Ryan Piercini, a Lander Police Department officer, diligently attends any lifesaving classes his department offers.
“I have three kids at home, and so I want to be ready,” he said.
When Classic Air Medical (CAM) offered a Stop the Bleed course to his department, he signed up, as was his habit. The class, taught by Libby Littler, BSN, CCRN, a CAM Public Relations Representative and a Stop the Bleed ambassador, was the second of its kind he’d attended, but the first Stop the Bleed.
“With all the trainings I’ve taken, I didn’t think this training was going to be one that I ever used,” he admitted, but it was.
On August 30th, Kora Toups, a fourth grader at Baldwin Creek Elementary, was crossing the street on her way to school. She waited for the signal to give her the all clear to cross. As she made her way across, she was struck by a truck and dragged down the street before onlookers alerted the driver to what happened. Immediately, the driver stopped.
Officer Piercini, doing his usual school patrol, heard the call come over the radio. “I was a block and a half away, and so I was the first officer on scene.”
As the first officer, he began to assess the situation, taking in the scene. He saw Kora, heard her screaming, noted that people were tending to her, made sure that the truck and driver were a safe distance away, and coordinated with the school resource officers for traffic control.
“My first concern was to assess the situation so we could get Kora the help she needed.”
As he circled back around to Kora, he checked with the woman, a nurse, who had been there on the scene and was holding Kora’s arm. She told him that she suspected an artery was severed because she was bleeding profusely. Officer Piercini pulled his tourniquet from his pocket. “I had it pre-loaded, but because of the way her arm was being held I had to reload it. That was the most surprising thing to me, how with the adrenaline going it was a struggle with the Velcro.”
He tightened it down, sealing the bleed, stopping it.
Kora was flown to Denver, where a team of doctors tended to her, caring for her extensive injuries. The artery in her right arm was indeed severed. Her injuries were extensive, severe road rash, a broken elbow, and compression fractures in her back.
Over the last several months, Kora has had numerous surgeries to repair the nerve damage to her hand and forearm, to help her skin regrow where it had been scraped away, and to give her use of her hand that was almost lost.

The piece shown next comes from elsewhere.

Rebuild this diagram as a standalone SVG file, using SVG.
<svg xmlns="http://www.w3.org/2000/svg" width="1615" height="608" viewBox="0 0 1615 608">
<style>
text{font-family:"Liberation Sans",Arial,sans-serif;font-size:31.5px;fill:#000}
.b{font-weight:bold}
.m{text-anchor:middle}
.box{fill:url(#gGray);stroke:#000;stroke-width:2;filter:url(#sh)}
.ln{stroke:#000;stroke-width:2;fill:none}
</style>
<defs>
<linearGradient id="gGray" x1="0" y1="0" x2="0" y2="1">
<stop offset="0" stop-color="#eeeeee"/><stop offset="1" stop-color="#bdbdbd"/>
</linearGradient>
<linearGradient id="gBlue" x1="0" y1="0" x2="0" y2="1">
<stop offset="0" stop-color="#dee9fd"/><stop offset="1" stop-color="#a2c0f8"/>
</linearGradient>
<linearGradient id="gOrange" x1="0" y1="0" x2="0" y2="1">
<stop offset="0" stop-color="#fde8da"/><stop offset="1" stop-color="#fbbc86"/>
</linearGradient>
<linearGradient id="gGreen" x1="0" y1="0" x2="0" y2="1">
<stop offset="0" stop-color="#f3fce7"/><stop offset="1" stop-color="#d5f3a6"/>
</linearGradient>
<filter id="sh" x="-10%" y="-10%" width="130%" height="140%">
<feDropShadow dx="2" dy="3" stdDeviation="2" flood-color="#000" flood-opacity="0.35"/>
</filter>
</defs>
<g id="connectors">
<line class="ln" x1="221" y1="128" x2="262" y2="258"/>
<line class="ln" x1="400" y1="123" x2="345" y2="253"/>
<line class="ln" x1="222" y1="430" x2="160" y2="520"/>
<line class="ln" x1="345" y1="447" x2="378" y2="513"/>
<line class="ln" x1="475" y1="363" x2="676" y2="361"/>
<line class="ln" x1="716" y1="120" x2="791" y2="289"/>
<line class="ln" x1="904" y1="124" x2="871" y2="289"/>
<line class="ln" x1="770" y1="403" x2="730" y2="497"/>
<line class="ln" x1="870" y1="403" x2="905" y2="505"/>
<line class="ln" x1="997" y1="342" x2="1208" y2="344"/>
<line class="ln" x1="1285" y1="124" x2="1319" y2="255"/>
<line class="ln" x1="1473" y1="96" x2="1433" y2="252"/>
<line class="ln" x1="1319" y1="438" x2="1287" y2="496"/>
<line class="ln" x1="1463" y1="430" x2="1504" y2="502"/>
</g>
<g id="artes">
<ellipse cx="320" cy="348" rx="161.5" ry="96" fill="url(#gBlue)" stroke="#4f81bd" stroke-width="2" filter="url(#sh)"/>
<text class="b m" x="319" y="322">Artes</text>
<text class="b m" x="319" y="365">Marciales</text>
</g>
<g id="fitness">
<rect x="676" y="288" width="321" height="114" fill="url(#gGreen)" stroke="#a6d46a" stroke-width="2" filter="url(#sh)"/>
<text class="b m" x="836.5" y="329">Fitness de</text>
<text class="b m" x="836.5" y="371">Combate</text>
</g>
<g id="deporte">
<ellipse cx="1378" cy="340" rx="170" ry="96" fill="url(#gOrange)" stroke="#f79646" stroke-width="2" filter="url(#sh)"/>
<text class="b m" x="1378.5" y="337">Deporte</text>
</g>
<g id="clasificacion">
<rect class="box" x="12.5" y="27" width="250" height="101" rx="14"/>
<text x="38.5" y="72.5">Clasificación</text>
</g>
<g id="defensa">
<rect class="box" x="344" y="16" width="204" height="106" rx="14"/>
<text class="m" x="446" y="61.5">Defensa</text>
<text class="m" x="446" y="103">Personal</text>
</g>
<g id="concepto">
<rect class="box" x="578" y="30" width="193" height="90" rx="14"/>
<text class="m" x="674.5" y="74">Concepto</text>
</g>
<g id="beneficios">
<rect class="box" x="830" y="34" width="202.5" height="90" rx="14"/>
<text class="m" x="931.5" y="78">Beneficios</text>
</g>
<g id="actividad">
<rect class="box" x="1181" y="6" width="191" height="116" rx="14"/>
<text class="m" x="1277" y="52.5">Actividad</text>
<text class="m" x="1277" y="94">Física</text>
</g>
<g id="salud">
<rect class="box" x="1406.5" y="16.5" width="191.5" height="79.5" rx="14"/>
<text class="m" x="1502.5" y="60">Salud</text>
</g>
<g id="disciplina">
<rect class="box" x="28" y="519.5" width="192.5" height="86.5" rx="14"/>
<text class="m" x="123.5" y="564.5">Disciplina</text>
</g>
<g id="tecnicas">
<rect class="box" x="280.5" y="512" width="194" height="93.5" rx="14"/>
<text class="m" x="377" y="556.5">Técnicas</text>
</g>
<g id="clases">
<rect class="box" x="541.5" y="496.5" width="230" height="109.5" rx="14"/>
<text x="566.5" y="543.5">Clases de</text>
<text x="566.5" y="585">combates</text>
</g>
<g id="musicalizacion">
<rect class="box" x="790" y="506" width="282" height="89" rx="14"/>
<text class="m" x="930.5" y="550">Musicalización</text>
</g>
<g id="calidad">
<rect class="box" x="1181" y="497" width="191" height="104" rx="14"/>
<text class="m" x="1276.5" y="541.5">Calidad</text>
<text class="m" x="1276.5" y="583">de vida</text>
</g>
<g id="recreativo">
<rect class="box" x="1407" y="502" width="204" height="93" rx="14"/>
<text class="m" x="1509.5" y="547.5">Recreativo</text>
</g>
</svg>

Recently she began physical therapy to awaken the pathways to her right arm after months of dormancy. Kora still has a long way to go, but she is working toward normal.
Her mom, Jessica Toups, who has been by Kora’s side throughout everything, said, “After the accident, I looked into the classes more. I would strongly encourage any first responder, any police officer, anybody who has first aid/CPR to learn the Stop the Bleed because it did; it saved her arm. I don’t know how I would encourage harder, but if I could, I would.”